Week 13: Social/Mobile Technologies

Farley's article reminds me of Lessig's The Future of Ideas; they discuss the history of spectrum and its allocation, monopolies, and innovation. As Jordan points out, government regulation often stunts market growth by allowing conditions that give rise to monopolies—which discourage disruptive technologies, like mobile phones. The article reminds us that although we may think the US is a leader of technological innovation, we often lag behind. And I wonder how this has impacted and will continue to impact the US's standing as a technological innovation leader in the global marketplace. One of Friedman's points in The World is Flat (whatever you might think of the book) is that the US needs to encourage innovation and entrepreneurism to maintain its competitive and comparative advantages in a global market. As mobile technologies become more important, it seems that we are at a disadvantage.

Jacob's rant sums up my feelings about Mann, Nolan, and Wellman's "Sousveillance." The idea of sousveillance is good, this article is not. There is a difference between surveilling the surveillers and accosting employees who happen to be working that day. Similarly, MNW's point about "deferral to authority" is a good one. Deferral to authority has been the defense of violent evil doers, and often is the reason good people do bad things (see Zimbardo's The Lucifer Effect). But, I do not see how their article helps to uncover or disrupt this aspect of our society and culture.

Dourish and Bell (DB) discuss space as an infrastructure through which we experience the world. I like their discussion of how different citizens experience the same place differently. I was reminded of how Jordan and I struggled to navigate the streets of downtown Raleigh because we knew neither street names nor landmarks, i.e., bars. So, we were left to wander with Jordan lamenting, or demanding, that all city streets should be named by numbers and avenues/streets. Doing so would allow anyone to quickly find their way in an unfamiliar city. But, what would be lost?  DB write, "The naming of streets in an infrastructure for encountering and experiencing the city in terms of regions, paths, and flows—street naming defines patterns of sameness and difference that critically define what you see when you look around you" (p. 4).
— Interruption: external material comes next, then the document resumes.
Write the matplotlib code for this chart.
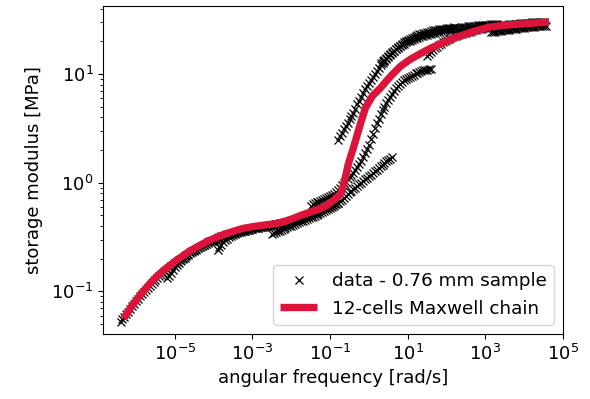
import numpy as np
import matplotlib
matplotlib.use("Agg")
import matplotlib.pyplot as plt

# ---- data (log10 of angular frequency [rad/s], log10 of storage modulus [MPa]) ----
seg1_logw = [-6.4, -6.35, -6.3, -6.25, -6.2, -6.15, -6.1, -6.05, -6.0, -5.95,
             -5.9, -5.85, -5.8, -5.75, -5.7, -5.65, -5.6, -5.55, -5.5, -5.45,
             -5.4, -5.35, -5.3, -5.25, -5.2, -5.15, -5.1, -5.05, -5.0, -4.95,
             -4.9, -4.85, -4.8, -4.75, -4.7, -4.65, -4.6, -4.55, -4.5, -4.45,
             -4.4, -4.35, -4.3, -4.25, -4.2, -4.15, -4.1, -4.05, -4.0, -3.95,
             -3.9, -3.85, -3.8, -3.75, -3.7, -3.65, -3.6, -3.55, -3.5]
seg1_logG = [-1.28, -1.258, -1.235, -1.21, -1.185, -1.16, -1.135, -1.112, -1.09, -1.067,
             -1.045, -1.025, -1.005, -0.985, -0.965, -0.947, -0.93, -0.912, -0.895, -0.877,
             -0.86, -0.845, -0.83, -0.815, -0.80, -0.785, -0.77, -0.755, -0.74, -0.727,
             -0.715, -0.702, -0.69, -0.677, -0.665, -0.652, -0.64, -0.63, -0.62, -0.61,
             -0.60, -0.59, -0.58, -0.57, -0.56, -0.55, -0.54, -0.532, -0.525, -0.517,
             -0.51, -0.502, -0.495, -0.487, -0.48, -0.475, -0.47, -0.465, -0.46]

seg2_logw = [-5.2, -5.15, -5.1, -5.05, -5.0, -4.95, -4.9, -4.85, -4.8, -4.75,
             -4.7, -4.65, -4.6, -4.55, -4.5, -4.45, -4.4, -4.35, -4.3, -4.25,
             -4.2, -4.15, -4.1, -4.05, -4.0, -3.95, -3.9, -3.85, -3.8, -3.75,
             -3.7, -3.65, -3.6, -3.55, -3.5, -3.45, -3.4, -3.35, -3.3, -3.25,
             -3.2, -3.15, -3.1, -3.05, -3.0, -2.95, -2.9, -2.85, -2.8, -2.75,
             -2.7, -2.65, -2.6, -2.55, -2.5, -2.45, -2.4, -2.35, -2.3, -2.25,
             -2.2, -2.15, -2.1]
seg2_logG = [-0.88, -0.855, -0.83, -0.805, -0.78, -0.76, -0.74, -0.722, -0.705, -0.69,
             -0.675, -0.662, -0.65, -0.637, -0.625, -0.615, -0.605, -0.595, -0.585, -0.575,
             -0.565, -0.556, -0.548, -0.54, -0.532, -0.524, -0.517, -0.51, -0.503, -0.496,
             -0.49, -0.484, -0.478, -0.472, -0.467, -0.462, -0.457, -0.452, -0.448, -0.444,
             -0.44, -0.436, -0.432, -0.428, -0.425, -0.421, -0.418, -0.414, -0.411, -0.407,
             -0.404, -0.40, -0.397, -0.393, -0.39, -0.386, -0.383, -0.379, -0.376, -0.372,
             -0.368, -0.364, -0.36]

seg3_logw = [-3.9, -3.85, -3.8, -3.75, -3.7, -3.65, -3.6, -3.55, -3.5, -3.45,
             -3.4, -3.35, -3.3, -3.25, -3.2, -3.15, -3.1, -3.05, -3.0, -2.95,
             -2.9, -2.85, -2.8, -2.75, -2.7, -2.65, -2.6, -2.55, -2.5, -2.45,
             -2.4, -2.35, -2.3, -2.25, -2.2, -2.15, -2.1, -2.05, -2.0, -1.95,
             -1.9, -1.85, -1.8, -1.75, -1.7, -1.65, -1.6, -1.55, -1.5, -1.45,
             -1.4, -1.35, -1.3, -1.25, -1.2, -1.15, -1.1, -1.05, -1.0, -0.95,
             -0.9, -0.85, -0.8]
seg3_logG = [-0.62, -0.595, -0.57, -0.55, -0.53, -0.515, -0.50, -0.49, -0.48, -0.472,
             -0.465, -0.458, -0.452, -0.447, -0.442, -0.437, -0.433, -0.429, -0.425, -0.421,
             -0.417, -0.413, -0.41, -0.406, -0.403, -0.399, -0.396, -0.392, -0.389, -0.385,
             -0.382, -0.378, -0.375, -0.371, -0.367, -0.363, -0.359, -0.355, -0.35, -0.345,
             -0.34, -0.335, -0.33, -0.324, -0.318, -0.311, -0.305, -0.297, -0.29, -0.282,
             -0.275, -0.267, -0.26, -0.252, -0.245, -0.237, -0.23, -0.222, -0.215, -0.207,
             -0.20, -0.192, -0.185]

seg4_logw = [-2.5, -2.45, -2.4, -2.35, -2.3, -2.25, -2.2, -2.15, -2.1, -2.05,
             -2.0, -1.95, -1.9, -1.85, -1.8, -1.75, -1.7, -1.65, -1.6, -1.55,
             -1.5, -1.45, -1.4, -1.35, -1.3, -1.25, -1.2, -1.15, -1.1, -1.05,
             -1.0, -0.95, -0.9, -0.85, -0.8, -0.75, -0.7, -0.65, -0.6, -0.55,
             -0.5, -0.45, -0.4, -0.35, -0.3, -0.25, -0.2, -0.15, -0.1, -0.05,
             0.0, 0.05, 0.1, 0.15, 0.2, 0.25, 0.3, 0.35, 0.4, 0.45,
             0.5, 0.55, 0.6]
seg4_logG = [-0.47, -0.462, -0.455, -0.447, -0.44, -0.432, -0.425, -0.417, -0.41, -0.402,
             -0.395, -0.387, -0.38, -0.372, -0.365, -0.357, -0.35, -0.342, -0.335, -0.327,
             -0.32, -0.312, -0.305, -0.297, -0.29, -0.28, -0.27, -0.26, -0.25, -0.24,
             -0.23, -0.22, -0.21, -0.197, -0.185, -0.17, -0.155, -0.14, -0.125, -0.107,
             -0.09, -0.075, -0.06, -0.045, -0.03, -0.015, 0.0, 0.015, 0.03, 0.045,
             0.06, 0.075, 0.09, 0.105, 0.12, 0.135, 0.15, 0.165, 0.18, 0.195,
             0.21, 0.222, 0.235]

seg5_logw = [-1.5, -1.45, -1.4, -1.35, -1.3, -1.25, -1.2, -1.15, -1.1, -1.05,
             -1.0, -0.95, -0.9, -0.85, -0.8, -0.75, -0.7, -0.65, -0.6, -0.55,
             -0.5, -0.45, -0.4, -0.35, -0.3, -0.25, -0.2, -0.15, -0.1, -0.05,
             0.0, 0.05, 0.1, 0.15, 0.2, 0.25, 0.3, 0.35, 0.4, 0.45,
             0.5, 0.55, 0.6, 0.65, 0.7, 0.75, 0.8, 0.85, 0.9, 0.95,
             1.0, 1.05, 1.1, 1.15, 1.2, 1.25, 1.3, 1.35, 1.4, 1.45,
             1.5, 1.55, 1.6]
seg5_logG = [-0.21, -0.20, -0.19, -0.182, -0.175, -0.167, -0.16, -0.15, -0.14, -0.132,
             -0.125, -0.112, -0.10, -0.085, -0.07, -0.045, -0.02, -0.005, 0.01, 0.03,
             0.05, 0.07, 0.09, 0.115, 0.14, 0.17, 0.20, 0.235, 0.27, 0.31,
             0.35, 0.40, 0.45, 0.50, 0.55, 0.59, 0.63, 0.665, 0.70, 0.73,
             0.76, 0.79, 0.82, 0.845, 0.87, 0.89, 0.91, 0.925, 0.94, 0.952,
             0.965, 0.975, 0.985, 0.995, 1.005, 1.012, 1.02, 1.027, 1.035, 1.038,
             1.04, 1.045, 1.05]

seg6_logw = [-0.8, -0.75, -0.7, -0.65, -0.6, -0.55, -0.5, -0.45, -0.4, -0.35,
             -0.3, -0.25, -0.2, -0.15, -0.1, -0.05, 0.0, 0.05, 0.1, 0.15,
             0.2, 0.25, 0.3, 0.35, 0.4, 0.45, 0.5, 0.55, 0.6, 0.65,
             0.7, 0.75, 0.8, 0.85, 0.9, 0.95, 1.0, 1.05, 1.1, 1.15,
             1.2, 1.25, 1.3, 1.35, 1.4, 1.45, 1.5, 1.55, 1.6, 1.65,
             1.7, 1.75, 1.8, 1.85, 1.9, 1.95, 2.0, 2.05, 2.1, 2.15,
             2.2]
seg6_logG = [0.39, 0.425, 0.46, 0.49, 0.52, 0.552, 0.585, 0.615, 0.645, 0.682,
             0.72, 0.755, 0.79, 0.825, 0.86, 0.89, 0.92, 0.947, 0.975, 1.002,
             1.03, 1.055, 1.08, 1.10, 1.12, 1.14, 1.16, 1.177, 1.195, 1.212,
             1.23, 1.245, 1.26, 1.275, 1.29, 1.302, 1.315, 1.325, 1.335, 1.342,
             1.35, 1.357, 1.365, 1.37, 1.375, 1.38, 1.385, 1.39, 1.395, 1.40,
             1.405, 1.407, 1.41, 1.412, 1.415, 1.417, 1.42, 1.422, 1.425, 1.427,
             1.43]

seg7_logw = [0.3, 0.35, 0.4, 0.45, 0.5, 0.55, 0.6, 0.65, 0.7, 0.75,
             0.8, 0.85, 0.9, 0.95, 1.0, 1.05, 1.1, 1.15, 1.2, 1.25,
             1.3, 1.35, 1.4, 1.45, 1.5, 1.55, 1.6, 1.65, 1.7, 1.75,
             1.8, 1.85, 1.9, 1.95, 2.0, 2.05, 2.1, 2.15, 2.2, 2.25,
             2.3, 2.35, 2.4, 2.45, 2.5, 2.55, 2.6, 2.65, 2.7, 2.75,
             2.8, 2.85, 2.9, 2.95, 3.0, 3.05, 3.1, 3.15, 3.2, 3.25,
             3.3]
seg7_logG = [1.10, 1.115, 1.13, 1.147, 1.165, 1.182, 1.20, 1.215, 1.23, 1.242,
             1.255, 1.267, 1.28, 1.29, 1.30, 1.307, 1.315, 1.322, 1.33, 1.335,
             1.34, 1.345, 1.35, 1.355, 1.36, 1.365, 1.37, 1.375, 1.38, 1.385,
             1.39, 1.395, 1.40, 1.405, 1.41, 1.412, 1.415, 1.417, 1.42, 1.422,
             1.425, 1.427, 1.43, 1.432, 1.435, 1.437, 1.44, 1.441, 1.443, 1.444,
             1.446, 1.447, 1.449, 1.45, 1.452, 1.453, 1.455, 1.456, 1.458, 1.459,
             1.46]

seg8_logw = [1.5, 1.55, 1.6, 1.65, 1.7, 1.75, 1.8, 1.85, 1.9, 1.95,
             2.0, 2.05, 2.1, 2.15, 2.2, 2.25, 2.3, 2.35, 2.4, 2.45,
             2.5, 2.55, 2.6, 2.65, 2.7, 2.75, 2.8, 2.85, 2.9, 2.95,
             3.0, 3.05, 3.1, 3.15, 3.2, 3.25, 3.3, 3.35, 3.4, 3.45,
             3.5, 3.55, 3.6, 3.65, 3.7, 3.75, 3.8, 3.85, 3.9, 3.95,
             4.0, 4.05, 4.1, 4.15, 4.2, 4.25, 4.3, 4.35, 4.4, 4.45,
             4.5]
seg8_logG = [1.165, 1.182, 1.20, 1.217, 1.235, 1.25, 1.265, 1.277, 1.29, 1.30,
             1.31, 1.32, 1.33, 1.337, 1.345, 1.352, 1.36, 1.365, 1.37, 1.375,
             1.38, 1.385, 1.39, 1.395, 1.40, 1.405, 1.41, 1.414, 1.418, 1.421,
             1.425, 1.428, 1.432, 1.435, 1.438, 1.44, 1.443, 1.445, 1.448, 1.45,
             1.452, 1.454, 1.456, 1.458, 1.46, 1.461, 1.463, 1.464, 1.466, 1.467,
             1.469, 1.47, 1.472, 1.473, 1.474, 1.475, 1.476, 1.477, 1.478, 1.479,
             1.48]

seg9_logw = [3.15, 3.2, 3.25, 3.3, 3.35, 3.4, 3.45, 3.5, 3.55, 3.6,
             3.65, 3.7, 3.75, 3.8, 3.85, 3.9, 3.95, 4.0, 4.05, 4.1,
             4.15, 4.2, 4.25, 4.3, 4.35, 4.4, 4.45, 4.5, 4.55]
seg9_logG = [1.385, 1.387, 1.39, 1.392, 1.395, 1.397, 1.40, 1.402, 1.405, 1.407,
             1.41, 1.412, 1.415, 1.417, 1.42, 1.422, 1.425, 1.427, 1.43, 1.431,
             1.433, 1.434, 1.436, 1.437, 1.439, 1.44, 1.442, 1.443, 1.445]

fit_logw = [-6.32, -6.1, -5.86, -5.6, -5.4, -5.2, -4.97, -4.7, -4.4, -4.12,
            -3.8, -3.5, -3.26, -3.0, -2.7, -2.38, -2.2, -1.96, -1.75, -1.52,
            -1.26, -1.1, -0.92, -0.8, -0.74, -0.66, -0.53, -0.40, -0.22, -0.09,
            0.09, 0.30, 0.45, 0.64, 0.82, 1.08, 1.34, 1.60, 2.12, 2.64,
            3.08, 3.55, 3.94, 4.3, 4.64]
fit_logG = [-1.25, -1.13, -1.02, -0.91, -0.84, -0.78, -0.716, -0.65, -0.585, -0.532,
            -0.485, -0.448, -0.422, -0.405, -0.39, -0.376, -0.36, -0.33, -0.30, -0.272,
            -0.239, -0.212, -0.165, -0.125, -0.11, -0.03, 0.174, 0.321, 0.541, 0.688,
            0.798, 0.872, 0.936, 1.009, 1.073, 1.138, 1.19, 1.239, 1.32, 1.385,
            1.43, 1.45, 1.46, 1.47, 1.477]

segments_logw = [seg1_logw, seg2_logw, seg3_logw, seg4_logw, seg5_logw,
                 seg6_logw, seg7_logw, seg8_logw, seg9_logw]
segments_logG = [seg1_logG, seg2_logG, seg3_logG, seg4_logG, seg5_logG,
                 seg6_logG, seg7_logG, seg8_logG, seg9_logG]

data_w = 10 ** np.concatenate([np.array(s) for s in segments_logw])
data_G = 10 ** np.concatenate([np.array(s) for s in segments_logG])
fit_w = 10 ** np.array(fit_logw)
fit_G = 10 ** np.array(fit_logG)

plt.rcParams['font.family'] = ['DejaVu Sans']
plt.rcParams['font.size'] = 13

fig = plt.figure(figsize=(5.9, 3.99), dpi=100)
ax = fig.add_axes([0.1753, 0.1629, 0.779, 0.8228])

ax.plot(data_w, data_G, 'x', color='black', markersize=6.3, markeredgewidth=0.9,
        linestyle='none', label='data - 0.76 mm sample')
ax.plot(fit_w, fit_G, '-', color='crimson', linewidth=5.3,
        solid_joinstyle='round', solid_capstyle='butt', label='12-cells Maxwell chain')

ax.set_xscale('log')
ax.set_yscale('log')
ax.set_xlim(10 ** -6.84, 10 ** 5.0)
ax.set_ylim(10 ** -1.392, 10 ** 1.628)
ax.set_xticks([1e-5, 1e-3, 1e-1, 1e1, 1e3, 1e5])
ax.xaxis.set_minor_locator(matplotlib.ticker.NullLocator())

ax.set_xlabel('angular frequency [rad/s]')
ax.set_ylabel('storage modulus [MPa]', labelpad=6)
ax.legend(loc='lower right', fontsize=13.2)

fig.savefig('out.png', dpi=100)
How do street names define and express a city?

DB state that pervasive computing can facilitate communal activities: "In focusing on the practical organization of space, we want to draw attention to a mutually constitutive relationship between collective understandings of spaces and the practices and activities that people carry out in them" (p. 5). However, they also realize that pervasive computing could be an impediment to the local organization of interaction (p. 6). For example, they discuss how art is both a public and private experience: "Art is experienced, critically, not in isolation, but in a space that is moved through and that is occupied simultaneously by others, both companions and strangers. That the experience of art is often a private phenomenon, it is conducted in a public space" (p. 8). As pervasive computing becomes more…pervasive, how will that affect our experience public space? It seems that if most people are occupied by their mobile technologies, they may be moving through the same space, but having completely different experiences—much like how people view and understand art. Then again, how this different from how people have always experienced public space?
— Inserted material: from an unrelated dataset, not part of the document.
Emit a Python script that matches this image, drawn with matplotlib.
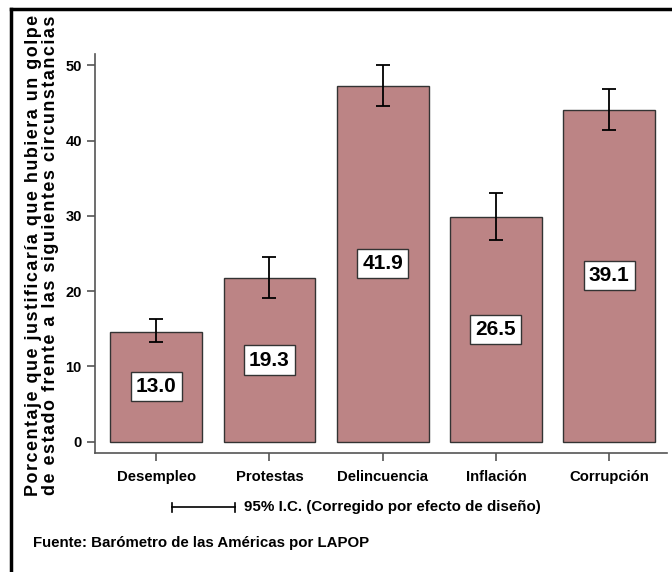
import matplotlib.pyplot as plt
import numpy as np
from matplotlib.lines import Line2D

plt.rcParams['font.family'] = ['Liberation Sans', 'DejaVu Sans']
plt.rcParams['font.weight'] = 'bold'

categories = ['Desempleo', 'Protestas', 'Delincuencia', 'Inflación', 'Corrupción']
bar_heights = [14.6, 21.7, 47.3, 29.8, 44.1]
ci_low = [13.2, 19.1, 44.6, 26.8, 41.4]
ci_high = [16.3, 24.5, 50.0, 33.0, 46.9]
labels = ['13.0', '19.3', '41.9', '26.5', '39.1']
yticks = [0, 10, 20, 30, 40, 50]
ylabel_lines = ['Porcentaje que justificaría que hubiera un golpe',
                'de estado frente a las siguientes circunstancias']

bar_color = '#bc8485'
axis_gray = '#555555'

fig = plt.figure(figsize=(6.72, 5.72), dpi=100)
W, H = 672, 572
ax = fig.add_axes([95 / W, 1 - 453 / H, (667 - 95) / W, (453 - 54) / H])

x = np.arange(len(categories))
ax.bar(x, bar_heights, width=0.81, color=bar_color, edgecolor='#333333', linewidth=1.0, zorder=2)
h = np.array(bar_heights)
yerr = [h - np.array(ci_low), np.array(ci_high) - h]
ax.errorbar(x, h, yerr=yerr, fmt='none', ecolor='black', elinewidth=1.3, capsize=5, capthick=1.3, zorder=3)

for xi, hi, lab in zip(x, bar_heights, labels):
    ax.text(xi, hi / 2, lab, ha='center', va='center', fontsize=15, fontweight='bold',
            bbox=dict(boxstyle='square,pad=0.25', facecolor='white', edgecolor='#333333', linewidth=1.0),
            zorder=4)

ax.set_xlim(-0.54, 4.51)
ax.set_ylim(-1.5, 51.5)
ax.set_yticks(yticks)
ax.set_xticks(x)
ax.set_xticklabels(categories, fontsize=10.7, fontweight='bold')
ax.set_yticklabels([str(t) for t in yticks], fontsize=10.5, fontweight='bold')
for s in ['top', 'right']:
    ax.spines[s].set_visible(False)
for s in ['left', 'bottom']:
    ax.spines[s].set_color(axis_gray)
    ax.spines[s].set_linewidth(1.2)
ax.tick_params(axis='both', colors=axis_gray, length=6, width=1.2, labelcolor='black')
ax.tick_params(axis='x', pad=6)

# letter-spaced y label
spaced = ['\u200a'.join(line) for line in ylabel_lines]
fig.text(42 / W, 1 - 255 / H, '\n'.join(spaced),
         rotation=90, ha='center', va='center', fontsize=12.9, fontweight='bold', linespacing=0.95)

# confidence interval key
y_key = 1 - 507 / H
fig.add_artist(Line2D([172 / W, 235 / W], [y_key, y_key], color='black', linewidth=1.2))
for xx in (172, 235):
    fig.add_artist(Line2D([xx / W, xx / W], [y_key - 4.5 / H, y_key + 4.5 / H], color='black', linewidth=1.2))
fig.text(244 / W, y_key, '95% I.C. (Corregido por efecto de diseño)', ha='left', va='center',
         fontsize=10.9, fontweight='bold')

fig.text(33 / W, 1 - 543 / H, 'Fuente: Barómetro de las Américas por LAPOP', ha='left', va='center',
         fontsize=10.8, fontweight='bold')

# frame lines on left and top
fig.add_artist(Line2D([11 / W, 11 / W], [0, 1 - 8.5 / H], color='black', linewidth=2.5))
fig.add_artist(Line2D([11 / W, 1], [1 - 8.5 / H, 1 - 8.5 / H], color='black', linewidth=2.5))

fig.savefig('out.png', dpi=100)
DB note that mobile technologies, by breaking the barriers between public/private and physical/virtual spaces, rupture existing social protocols: "The problem with technologies that erase these boundaries then is not simply that they fail, themselves, to recognize socially relevant distinctions, but that they undermine the mechanisms by which members of society can demonstrate, to each other, their sensitivity to these nuances" (p. 13). Cell phones are not annoying, but they allow people to be annoying in new ways. Recall Jonathan Franzen, who I included in my presentation, said that he found nothing more offensive than someone who says, “I love you” on their cell phone in a public space. No cell phone signs and spaces become a way to help determine social protocols. As Goffman might say, we do not yet have fully written social scripts for cell phone usage.

Dr. Silva's hybrid spaces raises many of the same issues as DB, especially with the idea of enfolded space—which, as Jacob notes, can boggle the mind, or mindbottling. I also like Dr. Silva's point that interfaces change social interaction: "Every shift in the meaning of an interface requires the re-conceptualization of the type of social relationships and spaces it mediates" (p. 3). We can see this with different mobile phone interfaces. Although I do not have a RAZR, I have heard that their interface is terrible, affecting how users use it to interact with others. The iPhone made it easier and, let’s be honest, cooler, hipper, awesomer to access the mobile web, though I wonder how much of that had to do with the packaged data plan. If you have to pay for it, you may as well use it. Which raises another question: will the general population in the US only really start to adopt and use the mobile internet and location-based games if data plans as opposed to minutes become standard?

Silva notes that the mobile internet and mobile networks help users to find people in public places (p. 20). But as more people begin to use these features, it seems these technologies and applications will become even better ways to avoid people. Jordan says, and I am sure he is not alone, that he uses Facebook to communicate with certain people, yet avoiding face-to-face interaction. So, I guess I wonder if there will be a backlash to all this connectivity. Or will everyone be both surveillers and sousveillers, and at the same time? Soursveillance?